A worlds-first as Manchester hosts the Review of the Cancer Revolution : Science, Innovation and Hope exhibition – and it’s well worth a visit
Published on 18/11/2021
A worlds-first exhibition opened recently in Manchester and explores the revolution in science that is transforming cancer care. Created by the Science Museum Group with support from expert partner Cancer Research UK, the exhibition is sponsored by QIAGEN as well as Pfizer and Redx Pharma. The exhibition explores how, at a pivotal moment when one in two of us will be diagnosed with cancer in our lifetime, more of us than ever before are living longer and better with the disease and beyond.
Katie Dabin, who after a “big learning curve”, has skilfully curated the exhibition and covered a huge field in a sensitive and accessible way. Patients’ experiences, stories and reflections are central and feature throughout, highlighting the impact of cancer and associated issues. The exhibition explores the understanding, treatment and research of cancer over the centuries and takes a look at how science and innovation is bringing hope to so many despite the challenges yet to be overcome. The exhibition successfully deals with a difficult topic translating into layman’s terms throughout. There are a wide range of scientific objects and equipment to view, plus installations and myth busting exhibits and displays including one area which demonstrates how cancer isn’t unique to humans with items evidencing that cancer is also found in plants and other animals, and even dinosaurs.
Although originally planned to initiate in London, Manchester makes a perfect home for the exhibition launch. Both cities are key hubs in cancer research, identification, diagnosis and treatment. The future looking element of the exhibition focuses on the work of ground-breaking researchers. Amongst a leading worldwide group, several Manchester-based researchers are featured including Professor Caroline Dive who is tracking the signs of cancer evolution in blood, Dr Philip Crosbie detecting lung cancer earlier in the community, Professor Amit Patel retraining our immune system to detect cancer and Professor Fiona Thistlethwaite trialling cell therapy in patients with solid tumours.

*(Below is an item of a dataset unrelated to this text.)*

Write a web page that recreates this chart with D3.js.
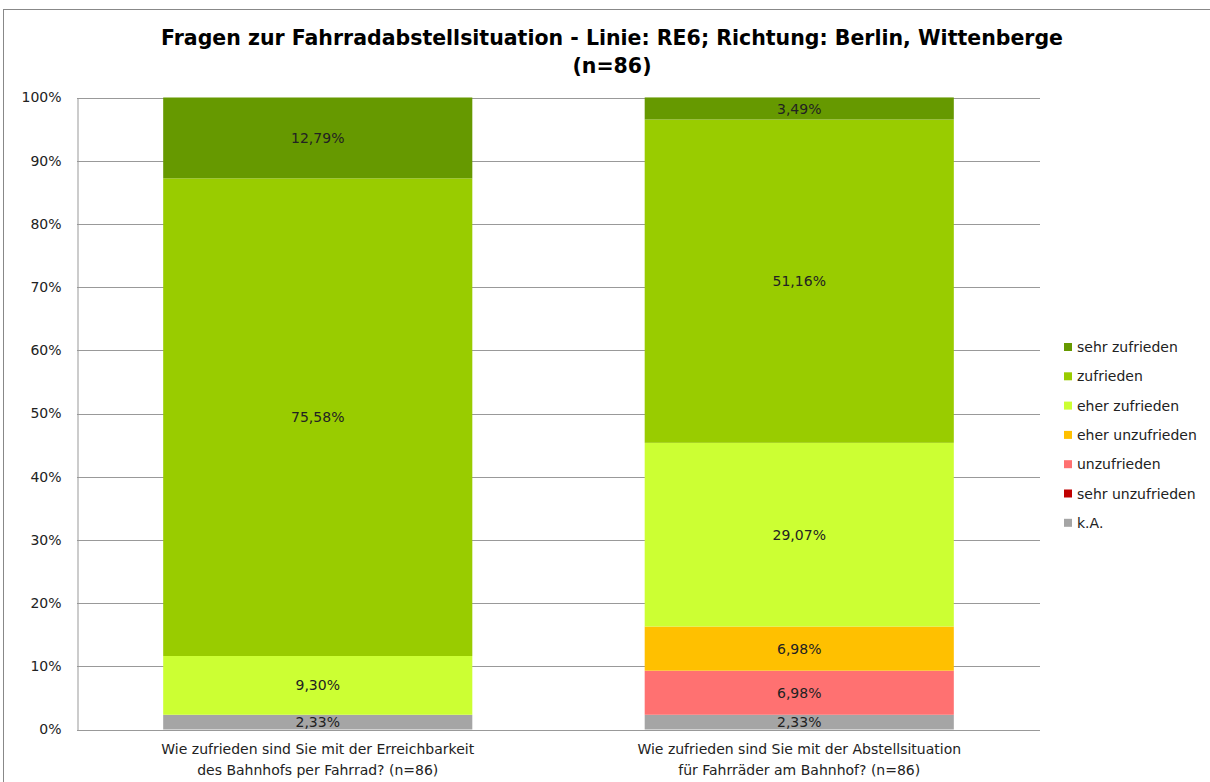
<!DOCTYPE html>
<html><head><meta charset="utf-8">
<script src="https://cdn.jsdelivr.net/npm/d3@7"></script>
<style>body{margin:0;background:#fff}svg{display:block}</style>
</head><body>
<script>
const categories = [
  ["Wie zufrieden sind Sie mit der Erreichbarkeit", "des Bahnhofs per Fahrrad? (n=86)"],
  ["Wie zufrieden sind Sie mit der Abstellsituation", "für Fahrräder am Bahnhof? (n=86)"]
];
const seriesNames = ["k.A.", "sehr unzufrieden", "unzufrieden", "eher unzufrieden", "eher zufrieden", "zufrieden", "sehr zufrieden"];
const seriesColors = ["#A5A5A5", "#C00000", "#FF7171", "#FFC000", "#CCFF33", "#99CC00", "#669900"];
const valuesCat1 = [2.33, 0, 0, 0, 9.30, 75.58, 12.79];
const valuesCat2 = [2.33, 0, 6.98, 6.98, 29.07, 51.16, 3.49];
const yTicks = [0,10,20,30,40,50,60,70,80,90,100];
const titleLines = ["Fragen zur Fahrradabstellsituation - Linie: RE6; Richtung: Berlin, Wittenberge", "(n=86)"];

const W = 1210, H = 782;
const svg = d3.select("body").append("svg").attr("width", W).attr("height", H);
const font = "DejaVu Sans, Verdana, sans-serif";
const fs = 14;

svg.append("rect").attr("x", 3.5).attr("y", 9.5).attr("width", W).attr("height", H)
  .attr("fill", "none").attr("stroke", "#888").attr("stroke-width", 1);

const m = {left: 77, right: 1040, top: 97.5, bottom: 729.5};
const x = d3.scaleBand().domain([0,1]).range([m.left, m.right]).paddingInner(0.358).paddingOuter(0.179);
const y = d3.scaleLinear().domain([0,100]).range([m.bottom, m.top]);

// gridlines
svg.append("g").selectAll("line").data(yTicks).join("line")
  .attr("x1", m.left).attr("x2", m.right)
  .attr("y1", d => Math.round(y(d)) + 0.5).attr("y2", d => Math.round(y(d)) + 0.5)
  .attr("stroke", "#999").attr("stroke-width", 1);

// y axis
const yAxis = d3.axisLeft(y).tickValues(yTicks).tickFormat(d => d + "%").tickSize(0).tickPadding(16);
const ga = svg.append("g").attr("transform", `translate(${m.left + 0.5},0)`).call(yAxis);
ga.select(".domain").attr("stroke", "#999");
ga.selectAll("text").attr("font-family", font).attr("font-size", fs).attr("fill", "#222");

const data = [valuesCat1, valuesCat2];
const rows = data.map(v => { const o = {}; seriesNames.forEach((s,i) => o[s] = v[i]); return o; });
const stack = d3.stack().keys(seriesNames)(rows);

const fmt = v => v.toFixed(2).replace(".", ",") + "%";

stack.forEach((layer, si) => {
  layer.forEach((d, ci) => {
    const val = d[1] - d[0];
    if (val <= 0) return;
    svg.append("rect")
      .attr("x", x(ci)).attr("width", x.bandwidth())
      .attr("y", y(d[1])).attr("height", y(d[0]) - y(d[1]))
      .attr("fill", seriesColors[si]);
    svg.append("text")
      .attr("x", x(ci) + x.bandwidth()/2).attr("y", (y(d[0]) + y(d[1]))/2)
      .attr("dy", "0.36em").attr("text-anchor", "middle")
      .attr("font-family", font).attr("font-size", fs).attr("fill", "#222")
      .text(fmt(val));
  });
});

// x labels
categories.forEach((lines, ci) => {
  lines.forEach((t, li) => {
    svg.append("text").attr("x", x(ci) + x.bandwidth()/2).attr("y", 754 + li*21)
      .attr("text-anchor", "middle").attr("font-family", font).attr("font-size", fs).attr("fill", "#222")
      .text(t);
  });
});

// title
titleLines.forEach((t, i) => {
  svg.append("text").attr("x", 612).attr("y", 45 + i*28).attr("text-anchor", "middle")
    .attr("font-family", "DejaVu Sans, sans-serif").attr("font-weight", "bold")
    .attr("font-size", 20.5).attr("fill", "#000").text(t);
});

// legend
const legendOrder = seriesNames.slice().reverse();
const legendColors = seriesColors.slice().reverse();
const lg = svg.append("g");
legendOrder.forEach((s, i) => {
  const yy = 347 + i * 29.3;
  lg.append("rect").attr("x", 1064).attr("y", yy - 4).attr("width", 8).attr("height", 8).attr("fill", legendColors[i]);
  lg.append("text").attr("x", 1077).attr("y", yy).attr("dy", "0.36em")
    .attr("font-family", font).attr("font-size", fs).attr("fill", "#222").text(s);
});
</script>
</body></html>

One of the sponsors QIAGEN Manchester has recently launched new companion diagnostic tests to support the treatment of cancer and has opened their new European Centre of Excellence for Precision Medicine in Manchester’s CityLabs 2.0, a new world-leading genomics campus. James Curran and Sandra Ardill from QIAGEN, each heavily involved in the launch of companion diagnostic products from the QIAGEN Manchester site, pre-viewed the exhibition. James said, “I was struck by the real insight into patient experiences the exhibition gave and it was obvious that the team who put this together really got to know the individuals featured.” Sandra said, “It’s easy to lose sight of the impact we make on patients, but this is a real reminder that everything we and others do in the laboratory changes lives.”
Thanks to the support of the sponsors including QIAGEN the exhibition is now open in Manchester and here until April 2022 before it moves onto the Science Museum in London. This is something people of all ages and backgrounds should visit to widen understanding and engagement with this important issue which will undoubtedly impact all of us.